Ms. JAMES: I was always sort of writing. We had this thing at our school called "Young Authors." And you had to build your own book, you had to write it, you had to illustrate it, you had to build the actual binding of it. And you know, of course my - my books were always so hideous. Because my parents really didn't know how to help me with that and there were some parents who really kind of made some amazing creations. But I thought, you know, if I can't make it look good from the outside, I'll make it look good from the inside. And that was the Olympics for me.
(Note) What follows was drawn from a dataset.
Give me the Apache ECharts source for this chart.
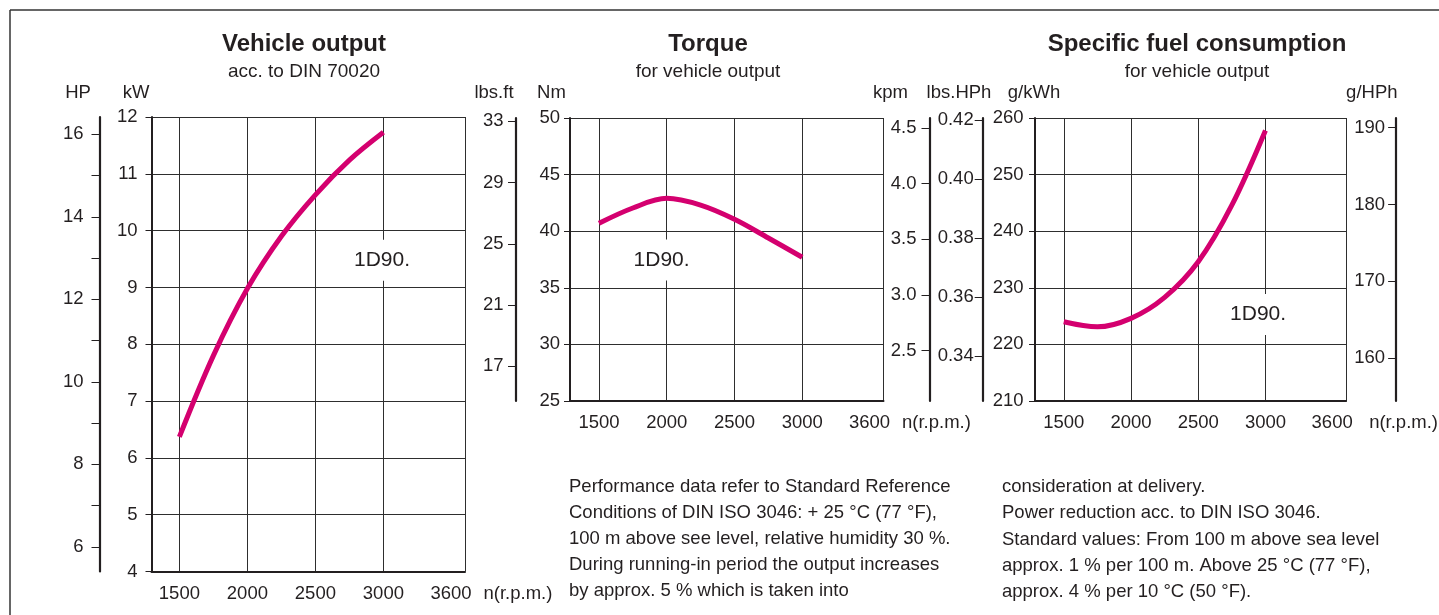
<!DOCTYPE html>
<html><head><meta charset="utf-8">
<script src="https://cdn.jsdelivr.net/npm/echarts@6/dist/echarts.min.js"></script>
<style>html,body{margin:0;padding:0;background:#fff}#c{width:1439px;height:615px}</style>
</head><body><div id="c"></div>
<script>
// ---- data ----
const rpm = [1500, 1750, 2000, 2250, 2500, 2750, 3000];
const outputKW = [6.37, 7.8, 8.98, 9.9, 10.63, 11.24, 11.73];
const torqueNm = [40.7, 42.05, 42.9, 42.3, 41.05, 39.4, 37.7];
const fuelGkWh = [224.0, 223.1, 224.6, 228.3, 234.6, 244.6, 257.8];
// ---- tick labels ----
const rpmTicks = [1500, 2000, 2500, 3000, 3600];
const hpTicks = [6, 7, 8, 9, 10, 11, 12, 13, 14, 15, 16];
const hpLabels = [6, 8, 10, 12, 14, 16];
const lbsftTicks = [17, 21, 25, 29, 33];
const kpmTicks = [2.5, 3.0, 3.5, 4.0, 4.5];
const lbsHPhTicks = [0.34, 0.36, 0.38, 0.40, 0.42];
const gHPhTicks = [160, 170, 180, 190];
const engineName = '1D90.';
const noteLeft = [
  'Performance data refer to Standard Reference',
  'Conditions of DIN ISO 3046: + 25 °C (77 °F),',
  '100 m above see level, relative humidity 30 %.',
  'During running-in period the output increases',
  'by approx. 5 % which is taken into'
];
const noteRight = [
  'consideration at delivery.',
  'Power reduction acc. to DIN ISO 3046.',
  'Standard values: From 100 m above sea level',
  'approx. 1 % per 100 m. Above 25 °C (77 °F),',
  'approx. 4 % per 10 °C (50 °F).'
];
// annotation anchor points (data coordinates)
const labelAtOutput = [2990, 9.48];
const labelAtTorque = [1962, 37.46];
const labelAtFuel = [2945, 225.3];

const FONT = "'Liberation Sans', Arial, sans-serif";
const INK = '#231f20';
const GRIDC = '#2e2e2e';
const CURVE = '#d4006f';
const FS = 18.5;

function xAx(gridIndex, min, nameGap) {
  return {
    type: 'value', gridIndex, min, max: 3600,
    name: 'n(r.p.m.)', nameLocation: 'end', nameGap,
    nameTextStyle: {color: INK, fontSize: FS, fontFamily: FONT, verticalAlign: 'top', padding: [12.5, 0, 0, 0]},
    axisLine: {show: true, onZero: false, lineStyle: {color: INK, width: 2}},
    axisTick: {show: false, customValues: rpmTicks},
    axisLabel: {
      customValues: rpmTicks, margin: 12.5, color: INK, fontSize: FS, fontFamily: FONT,
      formatter: v => v === 3600 ? '{e|3600}' : String(v),
      rich: {e: {padding: [0, 28, 0, 0], fontSize: FS, fontFamily: FONT, color: INK}}
    },
    splitLine: {show: true, lineStyle: {color: GRIDC, width: 1}}
  };
}
function namePad(shift) {
  return [0, shift > 0 ? 0 : -2 * shift, 0, shift > 0 ? 2 * shift : 0];
}
function yMain(gridIndex, min, max, interval, name, shift, gap, margin) {
  return {
    type: 'value', gridIndex, min, max, interval, position: 'left',
    name, nameLocation: 'end', nameGap: gap,
    nameTextStyle: {color: INK, fontSize: FS, fontFamily: FONT, align: 'center', verticalAlign: 'middle', padding: namePad(shift)},
    axisLine: {show: true, onZero: false, lineStyle: {color: INK, width: 2}},
    axisTick: {show: true, length: 6, lineStyle: {color: INK, width: 1}},
    axisLabel: {margin, color: INK, fontSize: FS, fontFamily: FONT},
    splitLine: {show: true, lineStyle: {color: GRIDC, width: 1}}
  };
}
function ySide(gridIndex, min, max, position, offset, ticks, labels, fmt, name, shift, gap, margin) {
  const inside = position === 'right';
  return {
    type: 'value', gridIndex, min, max, position, offset,
    name, nameLocation: 'end', nameGap: gap,
    nameTextStyle: {color: INK, fontSize: FS, fontFamily: FONT, align: 'center', verticalAlign: 'middle', padding: namePad(shift)},
    axisLine: {show: true, onZero: false, lineStyle: {color: INK, width: 2.2}},
    axisTick: {show: true, inside, length: 8, customValues: ticks, lineStyle: {color: INK, width: 1}},
    axisLabel: {inside, customValues: labels, margin, color: INK, fontSize: FS, fontFamily: FONT, formatter: fmt},
    splitLine: {show: false}
  };
}
function mark(coord, pad) {
  return {
    symbol: 'rect', symbolSize: 1, silent: true,
    itemStyle: {color: 'rgba(0,0,0,0)'},
    label: {show: true, position: 'inside', formatter: engineName, fontSize: 21, fontFamily: FONT,
      color: INK, backgroundColor: '#fff', padding: pad},
    data: [{coord}]
  };
}
function curve(xi, yi, values, coord, pad) {
  return {
    type: 'line', xAxisIndex: xi, yAxisIndex: yi, smooth: 0.35, showSymbol: false,
    lineStyle: {color: CURVE, width: 5}, itemStyle: {color: CURVE},
    data: rpm.map((r, i) => [r, values[i]]),
    markPoint: mark(coord, pad), z: 3
  };
}
const titleStyle = {color: INK, fontSize: 24, fontWeight: 'bold', fontFamily: FONT};
const subStyle = {color: INK, fontSize: 19, fontFamily: FONT};

const option = {
  animation: false,
  backgroundColor: '#fff',
  title: [
    {text: 'Vehicle output', subtext: 'acc. to DIN 70020', left: 304, top: 32, padding: 0, itemGap: 6, textAlign: 'center', textStyle: titleStyle, subtextStyle: subStyle},
    {text: 'Torque', subtext: 'for vehicle output', left: 708, top: 32, padding: 0, itemGap: 6, textAlign: 'center', textStyle: titleStyle, subtextStyle: subStyle},
    {text: 'Specific fuel consumption', subtext: 'for vehicle output', left: 1197, top: 32, padding: 0, itemGap: 6, textAlign: 'center', textStyle: titleStyle, subtextStyle: subStyle}
  ],
  grid: [
    {left: 151.5, top: 117, width: 313.5, height: 454.5},
    {left: 570, top: 118, width: 313.5, height: 283},
    {left: 1035, top: 118, width: 314.3, height: 283}
  ],
  xAxis: [xAx(0, 1295, 18.5), xAx(1, 1286, 18.5), xAx(2, 1286, 23)],
  yAxis: [
    yMain(0, 4, 12, 1, 'kW', -15.5, 24, 14),
    ySide(0, 5.40, 16.42, 'left', 52, hpTicks, hpLabels, v => String(v), 'HP', -21.5, 24, 16),
    yMain(1, 25, 50, 5, 'Nm', -18.5, 25.5, 10),
    ySide(1, 14.74, 33.22, 'left', 54, lbsftTicks, lbsftTicks, v => String(v), 'lbs.ft', -22, 25.5, 12.5),
    ySide(1, 2.048, 4.59, 'right', 46, kpmTicks, kpmTicks, v => v.toFixed(1), 'kpm', -39, 25.5, 13),
    yMain(2, 210, 260, 10, 'g/kWh', -1, 25.5, 11.5),
    ySide(2, 0.3247, 0.4206, 'left', 52.3, lbsHPhTicks, lbsHPhTicks, v => v.toFixed(2), 'lbs.HPh', -23.7, 25.5, 9),
    ySide(2, 154.46, 191.23, 'right', 50, gHPhTicks, gHPhTicks, v => String(v), 'g/HPh', -24.3, 25.5, 11)
  ],
  series: [
    curve(0, 0, outputKW, labelAtOutput, [10, 3]),
    curve(1, 2, torqueNm, labelAtTorque, [10, 3]),
    curve(2, 5, fuelGkWh, labelAtFuel, [10, 3])
  ],
  graphic: [
    {type: 'line', silent: true, shape: {x1: 10, y1: 10, x2: 1439, y2: 10}, style: {stroke: '#333', lineWidth: 1.5}},
    {type: 'line', silent: true, shape: {x1: 10, y1: 10, x2: 10, y2: 615}, style: {stroke: '#333', lineWidth: 1.5}},
    {type: 'text', silent: true, x: 569, y: 474, style: {text: noteLeft.join('\n'), font: '18.5px ' + FONT, fill: INK, lineHeight: 25.9, verticalAlign: 'top'}},
    {type: 'text', silent: true, x: 1002, y: 474, style: {text: noteRight.join('\n'), font: '18.5px ' + FONT, fill: INK, lineHeight: 26.2, verticalAlign: 'top'}}
  ]
};
const chart = echarts.init(document.getElementById('c'), null, {renderer: 'canvas'});
chart.setOption(option);
</script>
</body></html>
You know, one year I lost to a children's book about a frog and I was so devastated. But…

SIMON: What was your book about that year, do you recall?

Ms. JAMES: I think it was about some kind of boarding school where the children were all droids. I was really into science fiction. I was really into kind of the shock, the shock value.

SIMON: Does every family have a novel?

Ms. JAMES: Hmm - that - Hmm. I don' think so. I - maybe I'm speaking from my own family's perspective. But I don't think my family is that interesting enough to hold the - hold a reader's interest for that many pages. But I don't know.

SIMON: Excuse me. Tapped dancing daughters, Indian family (unintelligible)…

(Soundbite of laughter)

Ms. JAMES: Okay. I guess the idea is that what seems totally normal to you is quite exotic to a stranger - to someone else. I guess it's not the sort of novel that I would ever want anyone to read.

(Soundbite of laughter)

SIMON: Alright. Ms. James, awfully nice talking to you.

Ms. JAMES: Wonderful talking to you, Scott. Thank you.

SIMON: Tania James, speaking from New York. Her new novel, her first, "Atlas of Unknowns."